Whoever first uttered the phrase “children keep you young” clearly didn’t have children themselves. Because once you have kids, you know better. Children don’t keep you young; they prematurely age the hell out of you.
I can’t say with absolute certainty that the increasing frequency with which I have to color my hair is directly related to having children, but don’t you think it’s suspicious that the gray hairs on my head seem to appear in two-year increments? I don’t have scientific proof that the wrinkles on my forehead become more pronounced every year on each of my kids’ birthdays, but it sure seems like a trend to me. And while I expected that giving birth vaginally three times in four years would, um, loosen things up, I didn’t expect that at thirty-five years old I would be watching commercials for Depends with sincere curiosity.
Speaking of television commercials, what’s with all the advertisements that show gleeful mothers playfully chasing their children around the yard?
The last time I chased my own kids, it was to retrieve my phone from an untimely death in a stream. And I definitely wasn’t laughing about it. I had a moment last summer when I thought that maybe I was uniquely lazy, that perhaps other mothers did play chase with their kids. I was inside the house, watching through the window as my forty-something cousin chased after her ten-year-old son. Boy, I thought to myself. She is so playful. Such a fun mom! Just as I was starting to put on my sneakers out of mommy guilt, I watched as she caught up to him, ordered him to open his hand, and snatched a stolen piece of candy out of his grubby paws. She wasn’t chasing after him. She was literally chasing him.
Running around after kids isn’t a job for parents. It’s for the other people who don’t live with the little suckers.
Take my brother and sister-in-law, for instance. They are a mere three years younger than Jeff and I, but when they’re around the kids, you’d swear we were separated by generations. They dart around playing chase for hours. They have the stamina and patience for endless games of Simon Says and Red Rover and Marco Polo. And I’m not talking the lazy mom versions that I play here and there (“Simon says fetch Mommy a Diet Coke and we’ll play later!”) but full-on games. Endlessly. They giggle and skip and dance and
somersault while Jeff and I look on with food dribbling from our chins and glazed expressions on our wrinkled, crusty faces. We’ll just let you enjoy the kids, we say. It’s not because we don’t want to go for that three-mile hike, but because we literally can’t. Once we have family in town to entertain the kids, we’re too fucking exhausted to even think about moving.

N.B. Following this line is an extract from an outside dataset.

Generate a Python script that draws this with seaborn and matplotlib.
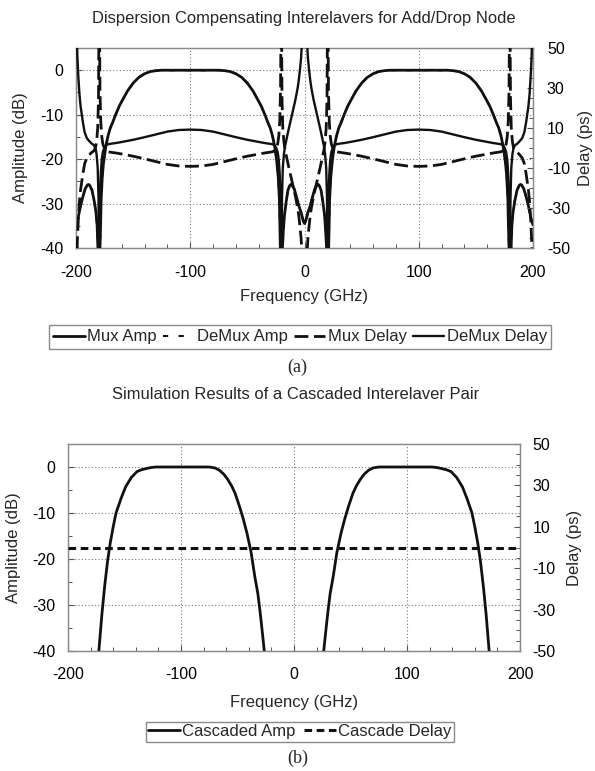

Before we had children, family visits were a time to show off our wonderful life together. We’d parade our childless or empty-nester guests around town, eating at the yummy restaurants we frequented and cooking them feasts at home. I’d have candles lit in the guest bath and an array of travel-size shampoos and conditioners waiting in the shower. Clean towels sat at the foot of the bed, and my guests could find their favorite beverages lining the fridge. Their wish was my command, and I made it my mission to make their weekend away as relaxing and enjoyable as possible. These days? My mission is to relinquish all parental responsibility and get a good nap under my belt while they earn their keep.
We offer our guests a quick tour: where to find clean(ish) towels, what food is still safe to eat, and which bathroom to avoid due to the permanent stench of little-boy piss. Then Jeff and I dart up the stairs to our bedroom, before our guests know what hit them. You’re fine with them, right? we call after them, not waiting around for an answer. They can handle themselves . . . we think. By the time the weekend is over, our guests look like they’ve been through war. Suddenly they’ve acquired new wrinkles, and the light in their eyes seems to have extinguished. But I don’t feel badly. After all, they get to return home to a childless utopia and regain that youthful glow we kissed goodbye with our firstborn.
So, no, having kids doesn’t keep you young. It does, however, serve as excellent birth control for your luminous and rested childless family and friends. Compared to us parents, they look and feel as if they’ve bathed in the fountain of youth. Or, perhaps that’s just all the sex they’re still having.